We have some research which shows that learning another language sharpens cognitive skills such as attention, decision-making, creativity, problem-solving and so on. The ability to read/listen to news articles in other languages makes you aware of the subjective nature of reporting — what they report, and what they do not report, as well as how they report. For example, I read/listen to news podcasts from U.S. and European media, as well as Japanese. I am often surprised that some news related to Japan is reported by overseas news media, but not by Japanese media.

Auto-translation can probably help us to go partially on this road toward diverse sources of information, but being able to read/listen to the original reporting still has value. Knowing more than one language also helps check the logic of your writing when you translate your writing in your mother tongue into a foreign language. Some researchers do this to check their logic.
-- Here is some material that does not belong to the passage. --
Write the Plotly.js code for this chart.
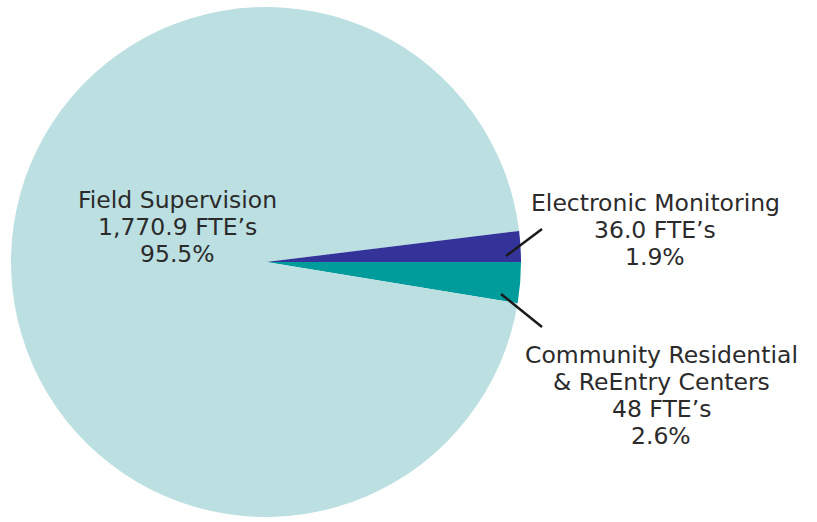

My recommendation, in the face of these factors, is that we remind ourselves of the original objective of language in today’s interconnected world. When we realize that we have something to say, we need the means to express it. Language is a great tool for self-expression, as writing down our ideas clarifies our thoughts. In addition, the objective of language is to share our thoughts with others so that we can identify differences and similarities, and to collaborate based on the shared understanding.

Developing communication capability in English is to build a bridge among us. It is not simply speaking fluently. It is not simply expressing our views using strong words out loud, without listening to others. It is to understand the different way of thinking, values and background of each one of us, and go beyond the differences to create a better world.

It is time for us to remember why language exists.

(Yoko Ishikura, a professor emeritus of Hitotsubashi University, serves as an independent consultant in the area of global strategy, competitiveness and global talent. She is a member of the World Economic Forum’s Global Future Council.)